## [Short task]
Go through the material and write it all out exactly, minus the pictures.

## [Source data]

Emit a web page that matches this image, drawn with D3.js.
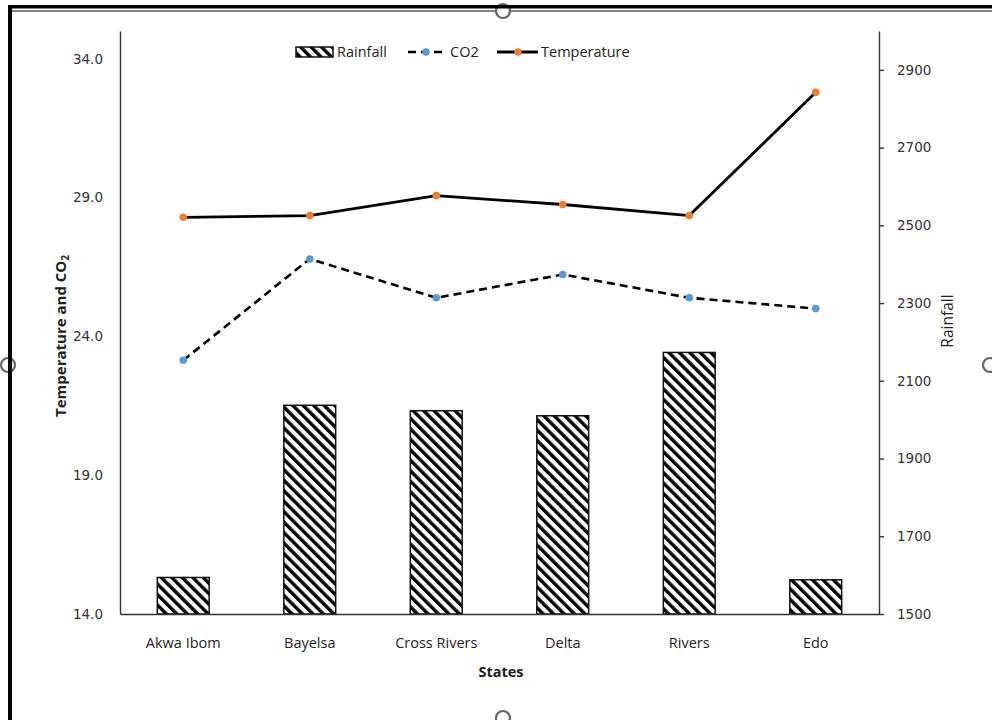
<!DOCTYPE html>
<html>
<head>
<meta charset="utf-8">
<script src="https://cdn.jsdelivr.net/npm/d3@7"></script>
<style>
  body { margin: 0; background: #fff; }
  svg { display: block; }
</style>
</head>
<body>
<svg id="chart" width="992" height="720"></svg>
<script>
// Climate indicators by state
const states = ["Akwa Ibom", "Bayelsa", "Cross Rivers", "Delta", "Rivers", "Edo"];
const rainfall = [1594, 2037, 2023, 2010, 2173, 1588];
const co2 = [23.14, 26.79, 25.39, 26.23, 25.39, 25.0];
const temperature = [28.29, 28.35, 29.07, 28.75, 28.35, 32.79];
const leftTicks = [14, 19, 24, 29, 34];
const rightTicks = [1500, 1700, 1900, 2100, 2300, 2500, 2700, 2900];

const svg = d3.select("#chart");
const plot = { left: 120, right: 879, top: 31, bottom: 614 };
const labelFont = "'Open Sans', 'DejaVu Sans', sans-serif";
const numFont = "'DejaVu Sans', sans-serif";
const inkGrey = "#333";

// Diagonal hatch used by the rainfall bars
const defs = svg.append("defs");
defs.append("pattern")
  .attr("id", "hatch")
  .attr("patternUnits", "userSpaceOnUse")
  .attr("width", 7.4).attr("height", 7.4)
  .attr("patternTransform", "rotate(-45)")
  .append("rect")
  .attr("x", 0).attr("y", 0).attr("width", 3.4).attr("height", 7.4)
  .attr("fill", "#000");

// Scales
const x = d3.scaleBand().domain(states).range([plot.left, plot.right]);
const yLeft = d3.scaleLinear().domain([14, 35]).range([plot.bottom, plot.top]);
const yRight = d3.scaleLinear().domain([1500, 3000]).range([plot.bottom, plot.top]);
const cx = d => x(d) + x.bandwidth() / 2;
const barW = x.bandwidth() * 0.41;

// Rainfall bars (right axis)
svg.append("g").selectAll("rect")
  .data(states)
  .join("rect")
  .attr("x", (d) => cx(d) - barW / 2)
  .attr("y", (d, i) => yRight(rainfall[i]))
  .attr("width", barW)
  .attr("height", (d, i) => yRight(1500) - yRight(rainfall[i]))
  .attr("fill", "url(#hatch)")
  .attr("stroke", "#111")
  .attr("stroke-width", 1.5);

// Axes
const leftAxis = svg.append("g")
  .attr("transform", `translate(${plot.left},0)`)
  .call(d3.axisLeft(yLeft).tickValues(leftTicks).tickFormat(d3.format(".1f"))
    .tickSizeInner(0).tickSizeOuter(0).tickPadding(17));

const rightAxis = svg.append("g")
  .attr("transform", `translate(${plot.right},0)`)
  .call(d3.axisRight(yRight).tickValues(rightTicks).tickFormat(d3.format("d"))
    .tickSizeInner(5).tickSizeOuter(0).tickPadding(13));

const bottomAxis = svg.append("g")
  .attr("transform", `translate(0,${plot.bottom})`)
  .call(d3.axisBottom(x).tickSizeInner(0).tickSizeOuter(0).tickPadding(24));

[leftAxis, rightAxis, bottomAxis].forEach(g => {
  g.select(".domain").attr("stroke", inkGrey).attr("stroke-width", 1.4);
  g.selectAll(".tick line").attr("stroke", inkGrey).attr("stroke-width", 1.4);
});
leftAxis.selectAll("text").attr("font-family", numFont).attr("font-size", 13.5).attr("fill", inkGrey);
rightAxis.selectAll("text").attr("font-family", numFont).attr("font-size", 13.5).attr("fill", inkGrey);
bottomAxis.selectAll("text").attr("font-family", labelFont).attr("font-size", 14.5).attr("fill", "#222");

// CO2 series (dashed)
svg.append("path")
  .datum(co2)
  .attr("fill", "none")
  .attr("stroke", "#000")
  .attr("stroke-width", 2.6)
  .attr("stroke-dasharray", "8,5")
  .attr("d", d3.line().x((d, i) => cx(states[i])).y(d => yLeft(d)));

// Temperature series (solid)
svg.append("path")
  .datum(temperature)
  .attr("fill", "none")
  .attr("stroke", "#000")
  .attr("stroke-width", 2.8)
  .attr("d", d3.line().x((d, i) => cx(states[i])).y(d => yLeft(d)));

svg.append("g").selectAll("circle")
  .data(co2).join("circle")
  .attr("cx", (d, i) => cx(states[i])).attr("cy", d => yLeft(d))
  .attr("r", 3.8).attr("fill", "#5B9BD5");

svg.append("g").selectAll("circle")
  .data(temperature).join("circle")
  .attr("cx", (d, i) => cx(states[i])).attr("cy", d => yLeft(d))
  .attr("r", 3.8).attr("fill", "#ED7D31");

// Axis titles
const leftTitle = svg.append("text")
  .attr("transform", "translate(66,336) rotate(-90)")
  .attr("text-anchor", "middle")
  .attr("font-family", labelFont).attr("font-size", 15).attr("font-weight", "bold")
  .attr("fill", "#222");
leftTitle.append("tspan").text("Temperature and CO");
leftTitle.append("tspan").attr("font-size", 10).attr("dy", 3).text("2");

svg.append("text")
  .attr("transform", "translate(953,321) rotate(-90)")
  .attr("text-anchor", "middle")
  .attr("font-family", labelFont).attr("font-size", 15.5)
  .attr("fill", "#222")
  .text("Rainfall");

svg.append("text")
  .attr("x", 501).attr("y", 677)
  .attr("text-anchor", "middle")
  .attr("font-family", labelFont).attr("font-size", 14.5).attr("font-weight", "bold")
  .attr("fill", "#222")
  .text("States");

// Legend
const legend = svg.append("g").attr("font-family", labelFont).attr("font-size", 14.5).attr("fill", "#222");
const ly = 52;
legend.append("rect")
  .attr("x", 296).attr("y", ly - 5).attr("width", 37).attr("height", 10)
  .attr("fill", "url(#hatch)").attr("stroke", "#111").attr("stroke-width", 1.5);
legend.append("text").attr("x", 337).attr("y", ly + 5).text("Rainfall");

legend.append("line")
  .attr("x1", 408).attr("x2", 445).attr("y1", ly).attr("y2", ly)
  .attr("stroke", "#000").attr("stroke-width", 2.6).attr("stroke-dasharray", "8,5");
legend.append("circle").attr("cx", 426).attr("cy", ly).attr("r", 3.8).attr("fill", "#5B9BD5");
legend.append("text").attr("x", 450).attr("y", ly + 5).text("CO2");

legend.append("line")
  .attr("x1", 497).attr("x2", 538).attr("y1", ly).attr("y2", ly)
  .attr("stroke", "#000").attr("stroke-width", 2.8);
legend.append("circle").attr("cx", 518).attr("cy", ly).attr("r", 3.8).attr("fill", "#ED7D31");
legend.append("text").attr("x", 541).attr("y", ly + 5).text("Temperature");

// Surrounding frame with its sizing handles
const frame = svg.append("g");
frame.append("line").attr("x1", 12).attr("x2", 992).attr("y1", 11).attr("y2", 11)
  .attr("stroke", "#888").attr("stroke-width", 2);
const handles = [[503, 11], [8, 365], [990, 365], [503, 718]];
frame.selectAll("circle.handle").data(handles).join("circle")
  .attr("class", "handle")
  .attr("cx", d => d[0]).attr("cy", d => d[1]).attr("r", 7)
  .attr("fill", "#fff").attr("stroke", "#666").attr("stroke-width", 2.2);
frame.append("rect").attr("x", 8).attr("y", 5).attr("width", 984).attr("height", 3.5).attr("fill", "#000");
frame.append("rect").attr("x", 8).attr("y", 5).attr("width", 4).attr("height", 715).attr("fill", "#000");
</script>
</body>
</html>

## [Reply to the task]
Emit a web page that matches this image, drawn with D3.js.
<!DOCTYPE html>
<html>
<head>
<meta charset="utf-8">
<script src="https://cdn.jsdelivr.net/npm/d3@7"></script>
<style>
  body { margin: 0; background: #fff; }
  svg { display: block; }
</style>
</head>
<body>
<svg id="chart" width="992" height="720"></svg>
<script>
// Climate indicators by state
const states = ["Akwa Ibom", "Bayelsa", "Cross Rivers", "Delta", "Rivers", "Edo"];
const rainfall = [1594, 2037, 2023, 2010, 2173, 1588];
const co2 = [23.14, 26.79, 25.39, 26.23, 25.39, 25.0];
const temperature = [28.29, 28.35, 29.07, 28.75, 28.35, 32.79];
const leftTicks = [14, 19, 24, 29, 34];
const rightTicks = [1500, 1700, 1900, 2100, 2300, 2500, 2700, 2900];

const svg = d3.select("#chart");
const plot = { left: 120, right: 879, top: 31, bottom: 614 };
const labelFont = "'Open Sans', 'DejaVu Sans', sans-serif";
const numFont = "'DejaVu Sans', sans-serif";
const inkGrey = "#333";

// Diagonal hatch used by the rainfall bars
const defs = svg.append("defs");
defs.append("pattern")
  .attr("id", "hatch")
  .attr("patternUnits", "userSpaceOnUse")
  .attr("width", 7.4).attr("height", 7.4)
  .attr("patternTransform", "rotate(-45)")
  .append("rect")
  .attr("x", 0).attr("y", 0).attr("width", 3.4).attr("height", 7.4)
  .attr("fill", "#000");

// Scales
const x = d3.scaleBand().domain(states).range([plot.left, plot.right]);
const yLeft = d3.scaleLinear().domain([14, 35]).range([plot.bottom, plot.top]);
const yRight = d3.scaleLinear().domain([1500, 3000]).range([plot.bottom, plot.top]);
const cx = d => x(d) + x.bandwidth() / 2;
const barW = x.bandwidth() * 0.41;

// Rainfall bars (right axis)
svg.append("g").selectAll("rect")
  .data(states)
  .join("rect")
  .attr("x", (d) => cx(d) - barW / 2)
  .attr("y", (d, i) => yRight(rainfall[i]))
  .attr("width", barW)
  .attr("height", (d, i) => yRight(1500) - yRight(rainfall[i]))
  .attr("fill", "url(#hatch)")
  .attr("stroke", "#111")
  .attr("stroke-width", 1.5);

// Axes
const leftAxis = svg.append("g")
  .attr("transform", `translate(${plot.left},0)`)
  .call(d3.axisLeft(yLeft).tickValues(leftTicks).tickFormat(d3.format(".1f"))
    .tickSizeInner(0).tickSizeOuter(0).tickPadding(17));

const rightAxis = svg.append("g")
  .attr("transform", `translate(${plot.right},0)`)
  .call(d3.axisRight(yRight).tickValues(rightTicks).tickFormat(d3.format("d"))
    .tickSizeInner(5).tickSizeOuter(0).tickPadding(13));

const bottomAxis = svg.append("g")
  .attr("transform", `translate(0,${plot.bottom})`)
  .call(d3.axisBottom(x).tickSizeInner(0).tickSizeOuter(0).tickPadding(24));

[leftAxis, rightAxis, bottomAxis].forEach(g => {
  g.select(".domain").attr("stroke", inkGrey).attr("stroke-width", 1.4);
  g.selectAll(".tick line").attr("stroke", inkGrey).attr("stroke-width", 1.4);
});
leftAxis.selectAll("text").attr("font-family", numFont).attr("font-size", 13.5).attr("fill", inkGrey);
rightAxis.selectAll("text").attr("font-family", numFont).attr("font-size", 13.5).attr("fill", inkGrey);
bottomAxis.selectAll("text").attr("font-family", labelFont).attr("font-size", 14.5).attr("fill", "#222");

// CO2 series (dashed)
svg.append("path")
  .datum(co2)
  .attr("fill", "none")
  .attr("stroke", "#000")
  .attr("stroke-width", 2.6)
  .attr("stroke-dasharray", "8,5")
  .attr("d", d3.line().x((d, i) => cx(states[i])).y(d => yLeft(d)));

// Temperature series (solid)
svg.append("path")
  .datum(temperature)
  .attr("fill", "none")
  .attr("stroke", "#000")
  .attr("stroke-width", 2.8)
  .attr("d", d3.line().x((d, i) => cx(states[i])).y(d => yLeft(d)));

svg.append("g").selectAll("circle")
  .data(co2).join("circle")
  .attr("cx", (d, i) => cx(states[i])).attr("cy", d => yLeft(d))
  .attr("r", 3.8).attr("fill", "#5B9BD5");

svg.append("g").selectAll("circle")
  .data(temperature).join("circle")
  .attr("cx", (d, i) => cx(states[i])).attr("cy", d => yLeft(d))
  .attr("r", 3.8).attr("fill", "#ED7D31");

// Axis titles
const leftTitle = svg.append("text")
  .attr("transform", "translate(66,336) rotate(-90)")
  .attr("text-anchor", "middle")
  .attr("font-family", labelFont).attr("font-size", 15).attr("font-weight", "bold")
  .attr("fill", "#222");
leftTitle.append("tspan").text("Temperature and CO");
leftTitle.append("tspan").attr("font-size", 10).attr("dy", 3).text("2");

svg.append("text")
  .attr("transform", "translate(953,321) rotate(-90)")
  .attr("text-anchor", "middle")
  .attr("font-family", labelFont).attr("font-size", 15.5)
  .attr("fill", "#222")
  .text("Rainfall");

svg.append("text")
  .attr("x", 501).attr("y", 677)
  .attr("text-anchor", "middle")
  .attr("font-family", labelFont).attr("font-size", 14.5).attr("font-weight", "bold")
  .attr("fill", "#222")
  .text("States");

// Legend
const legend = svg.append("g").attr("font-family", labelFont).attr("font-size", 14.5).attr("fill", "#222");
const ly = 52;
legend.append("rect")
  .attr("x", 296).attr("y", ly - 5).attr("width", 37).attr("height", 10)
  .attr("fill", "url(#hatch)").attr("stroke", "#111").attr("stroke-width", 1.5);
legend.append("text").attr("x", 337).attr("y", ly + 5).text("Rainfall");

legend.append("line")
  .attr("x1", 408).attr("x2", 445).attr("y1", ly).attr("y2", ly)
  .attr("stroke", "#000").attr("stroke-width", 2.6).attr("stroke-dasharray", "8,5");
legend.append("circle").attr("cx", 426).attr("cy", ly).attr("r", 3.8).attr("fill", "#5B9BD5");
legend.append("text").attr("x", 450).attr("y", ly + 5).text("CO2");

legend.append("line")
  .attr("x1", 497).attr("x2", 538).attr("y1", ly).attr("y2", ly)
  .attr("stroke", "#000").attr("stroke-width", 2.8);
legend.append("circle").attr("cx", 518).attr("cy", ly).attr("r", 3.8).attr("fill", "#ED7D31");
legend.append("text").attr("x", 541).attr("y", ly + 5).text("Temperature");

// Surrounding frame with its sizing handles
const frame = svg.append("g");
frame.append("line").attr("x1", 12).attr("x2", 992).attr("y1", 11).attr("y2", 11)
  .attr("stroke", "#888").attr("stroke-width", 2);
const handles = [[503, 11], [8, 365], [990, 365], [503, 718]];
frame.selectAll("circle.handle").data(handles).join("circle")
  .attr("class", "handle")
  .attr("cx", d => d[0]).attr("cy", d => d[1]).attr("r", 7)
  .attr("fill", "#fff").attr("stroke", "#666").attr("stroke-width", 2.2);
frame.append("rect").attr("x", 8).attr("y", 5).attr("width", 984).attr("height", 3.5).attr("fill", "#000");
frame.append("rect").attr("x", 8).attr("y", 5).attr("width", 4).attr("height", 715).attr("fill", "#000");
</script>
</body>
</html>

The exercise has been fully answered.